Saturday, October 1, 2011

ICE does good with Cross Check, arrests 32 in Tennessee

September 2011 "Cross Check" operation. Photo source: ICE

Good news: Uncle Sam is making an effort to go after the worst of the worst in the Volunteer State.

According to the Tennessean, 32 convicted criminals were taken off of Tennessee streets as part of a nationwide immigration raid in September. One of the arrestees was living in Franklin and had been convicted of lewd and lascivious acts with a minor, and he will presumably be deported to his home country of Mexico. The total number of people arrested across 50 states and 4 territories was 2,901, which makes Tennessee's number of 32 relatively low in comparison.

The federal government is hailing these sweeps as a crackdown on people who had committed safety-related crimes like the Franklin man (see the ICE press release here).
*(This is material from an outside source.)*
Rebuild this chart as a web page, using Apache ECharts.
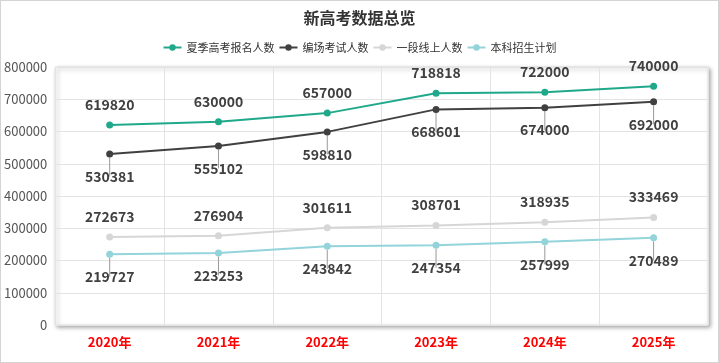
<!DOCTYPE html>
<html><head><meta charset="utf-8">
<script src="https://cdn.jsdelivr.net/npm/echarts@6/dist/echarts.min.js"></script>
<style>
html,body{margin:0;padding:0;background:#fff;}
#c{width:719px;height:363px;box-sizing:border-box;border:1px solid #d4d4d4;}
</style></head>
<body><div id="c"></div>
<script>
const categories = ['2020年','2021年','2022年','2023年','2024年','2025年'];
const seriesNames = ['夏季高考报名人数','编场考试人数','一段线上人数','本科招生计划'];
const applicants = [619820, 630000, 657000, 718818, 722000, 740000];
const examTakers = [530381, 555102, 598810, 668601, 674000, 692000];
const tier1 = [272673, 276904, 301611, 308701, 318935, 333469];
const undergradPlan = [219727, 223253, 243842, 247354, 257999, 270489];
const yTicks = [0, 100000, 200000, 300000, 400000, 500000, 600000, 700000, 800000];

const colors = ['#1fa98a', '#404040', '#d6d6d6', '#92d4da'];
const FONT = '"Noto Sans CJK SC", "Noto Sans", sans-serif';
function mk(name, data, color, pos) {
  return {
    name, type: 'line', data, symbol: 'circle', symbolSize: 7,
    lineStyle: { color, width: 2 }, itemStyle: { color },
    label: { show: true, position: pos, distance: pos === 'top' ? 10 : 12,
      fontFamily: FONT, fontSize: 14, fontWeight: 'bold', color: '#404040' },
    labelLine: { show: pos === 'bottom', lineStyle: { color: '#999', width: 1 } }
  };
}
const chart = echarts.init(document.getElementById('c'));
chart.setOption({
  backgroundColor: '#fff',
  animation: false,
  textStyle: { fontFamily: FONT },
  title: { text: '新高考数据总览', left: 'center', top: 4,
    textStyle: { fontFamily: FONT, fontSize: 16, fontWeight: 'bold', color: '#333' } },
  legend: { top: 36, left: 'center', itemWidth: 18, itemHeight: 8, itemGap: 4,
    textStyle: { fontFamily: FONT, fontSize: 11, color: '#333' }, data: seriesNames },
  grid: { left: 54, right: 10, top: 66, bottom: 37, show: true, backgroundColor: '#fff',
    borderColor: '#e0e0e0', borderWidth: 1, shadowColor: 'rgba(0,0,0,0.35)', shadowBlur: 4,
    shadowOffsetX: 2, shadowOffsetY: 2 },
  xAxis: { type: 'category', data: categories, boundaryGap: true,
    axisLine: { show: false }, axisTick: { show: false },
    splitLine: { show: true, lineStyle: { color: '#e3e3e3' } },
    axisLabel: { color: '#ff0000', fontWeight: 'bold', fontSize: 13, margin: 11, fontFamily: FONT } },
  yAxis: { type: 'value', min: yTicks[0], max: yTicks[yTicks.length - 1], interval: 100000,
    axisLine: { show: false }, axisTick: { show: false },
    splitLine: { lineStyle: { color: '#e3e3e3' } },
    axisLabel: { color: '#555', fontSize: 13, margin: 8, fontFamily: FONT,
      formatter: v => String(v) } },
  series: [
    mk(seriesNames[0], applicants, colors[0], 'top'),
    mk(seriesNames[1], examTakers, colors[1], 'bottom'),
    mk(seriesNames[2], tier1, colors[2], 'top'),
    mk(seriesNames[3], undergradPlan, colors[3], 'bottom')
  ]
});
</script></body></html>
This particular enforcement action (one of many given the name "Cross Check") was spearheaded by ICE's National Fugitive Operations Program ("NFOP"), which is responsible for locating, arresting and removing at-large criminal aliens and immigration fugitives. The officers who conducted this Cross Check operation received substantial assistance from ICE's Fugitive Operations Support Center ("FOSC") and ICE's Law Enforcement Support Center ("LESC"), both located in Williston, Vermont.

ICE says that it is focused on "smart, effective immigration enforcement that targets serious criminal aliens who present the greatest risk to the security of our communities, such as those charged with or convicted of homicide, rape, robbery, kidnapping, major drug offenses and threats to national security." ICE also says that it prioritizes "the arrest and removal of those who game the immigration system including immigration fugitives or those criminal aliens who have been previously deported and illegally re-entered the country."

So there is some ambiguity as to how much of the arrestees of the September operation were guilty of both purely immigration-related crimes as well as of safety-related crimes. There is no doubt, however, that the emphasis of the sweep was crime. It is important to keep in mind that criminal sentences against immigrants can be handed out without due process, which is a danger to everyone, not just immigrants.  But it is also important to keep in mind a principle on which almost every American resident agrees, immigrant and native-born alike: focusing immigration enforcement on criminals is a good thing, and actual enforcement actions against criminals are for everyone's benefit. (Pretty much everyone also agrees that Americans and businesses need to be targeted by law enforcement, as well, but that's a different story.)

Three cheers for the officers and other public servants who are making our streets safer with this focus on crime and criminals.

And thanks for the reminder that Tennessee is home to fewer criminals than average. Let's keep it that way.